Dan Ruccia, Indy Week,29/04/2015
In selections from Sarah Kirkland Snider’s Unremembered, Worden set aside the pep for something more subdued. Based on grisly subject matter, “The Swan” was dark, cinematic, and passionately delivered. “The Witch” was intense, curling, and fierce, with groundwork laid by a jazzy guitar shuffle. If these two selections are any indication, Unremembered is a deeply personal, brave work from Snider. Her music provided a somber, if not unwelcome, lull to the evening.
Elias Blumm, I Care If You Listen,12/03/2015
Based on wistful poetry by Nathaniel Bellows, and augmented with projections of his art and animations, the piece was an involving and moving success on first brush…with depths that urge repeated listening.
Steve Smith, Night After Night,23/02/2013
What drew all these artists together was Unremembered, a new song cycle by Ms.
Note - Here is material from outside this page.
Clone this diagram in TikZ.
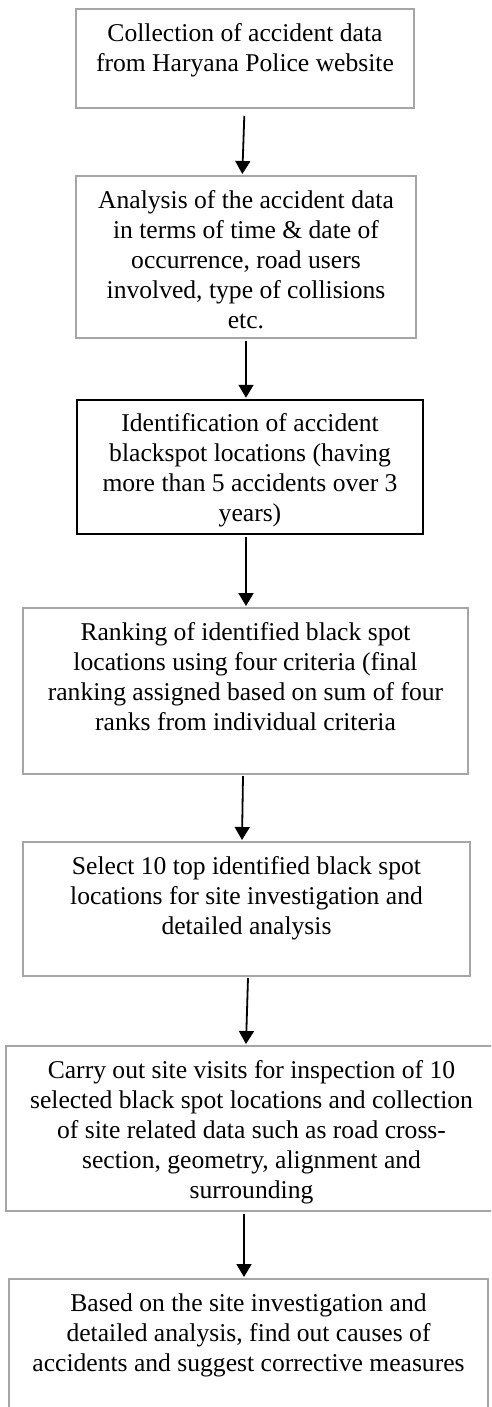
\documentclass[tikz,border=0pt]{standalone}
\usepackage{fontspec}
\setmainfont{Liberation Serif}
\usetikzlibrary{calc,positioning,arrows.meta}
\definecolor{boxgray}{RGB}{166,166,166}
\begin{document}
\begin{tikzpicture}[x=1pt, y=-1pt]
\tikzstyle{blk}=[rectangle, draw=boxgray, line width=2pt, inner sep=0pt]
\tikzstyle{txt}=[align=center, inner sep=0pt, font=\fontsize{25.6}{30}\selectfont]
\tikzstyle{arr}=[-{Triangle[width=15pt,length=13pt]}, line width=1.8pt]
\clip (0,0) rectangle (491,1407);
\useasboundingbox (0,0) rectangle (491,1407);
% boxes
\node[blk, minimum width=338, minimum height=99] (collect) at (245,58.5) {};
\node[blk, minimum width=340, minimum height=162] (analyse) at (246,257) {};
\node[blk, draw=black, line width=2.5pt, minimum width=346, minimum height=134] (identify) at (250,467) {};
\node[blk, minimum width=445, minimum height=166] (rank) at (245.5,691) {};
\node[blk, minimum width=447, minimum height=134] (select) at (246.5,909) {};
\node[blk, minimum width=491, minimum height=165] (visit) at (251.5,1128.5) {};
\node[blk, minimum width=479, minimum height=141] (remedy) at (248.5,1349.5) {};
% texts
\node[txt, below=12pt of collect.north] (tcollect) {\strut Collection of accident data\\from Haryana Police website};
\node[txt, below=12pt of analyse.north] (tanalyse) {\strut Analysis of the accident data\\in terms of time \& date of\\occurrence, road users\\involved, type of collisions\\etc.};
\node[txt, below=12pt of identify.north] (tidentify) {\strut Identification of accident\\blackspot locations (having\\more than 5 accidents over 3\\years)};
\node[txt, below=12pt of rank.north] (trank) {\strut Ranking of identified black spot\\locations using four criteria (final\\ranking assigned based on sum of four\\ranks from individual criteria};
\node[txt, below=12pt of select.north] (tselect) {\strut Select 10 top identified black spot\\locations for site investigation and\\detailed analysis};
\node[txt, below=12pt of visit.north] (tvisit) {\strut Carry out site visits for inspection of 10\\selected black spot locations and collection\\of site related data such as road cross-\\section, geometry, alignment and\\surrounding};
\node[txt, below=12pt of remedy.north] (tremedy) {\strut Based on the site investigation and\\detailed analysis, find out causes of\\accidents and suggest corrective measures};
% arrows
\foreach \a/\b/\sx/\sy/\ex in {collect/analyse/-0.7/7/-3.7, analyse/identify/0/2/-4, identify/rank/-4/2/0.5, rank/select/-2.5/1/-4.5, select/visit/1.5/1/-5.5, visit/remedy/-7.5/2/-4.5}{\draw[arr] ($(\a.south)+(\sx,\sy)$) -- ($(\b.north)+(\ex,-1)$);}
\end{tikzpicture}
\end{document}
Snider based on a sequence of 10 poems by Nathaniel Bellows… Employing a broader temperamental palette than she used for Penelope Ms. Snider still showed a predilection for the wistful and melancholy. Again she made striking use of Ms. Worden’s distinctive voice, conveying innocence, ambiguity and insight. The work attested to Ms. Snider’s thorough command of musical mood setting, organically integrating the structural economy and direct impact of pop songs with deft, subtle orchestrations that lent emotional gravity and nuance.
Steve Smith, The New York Times,11/02/2013
Snider’s “Unremembered,” with text by Nathaniel Bellows, emerged as the night’s highlight. With full orchestra, [Shara] Worden, six backing vocalists and electronics, Snider created intricate, color-saturated landscapes that made one want more than one listen to plumb their layers of detail.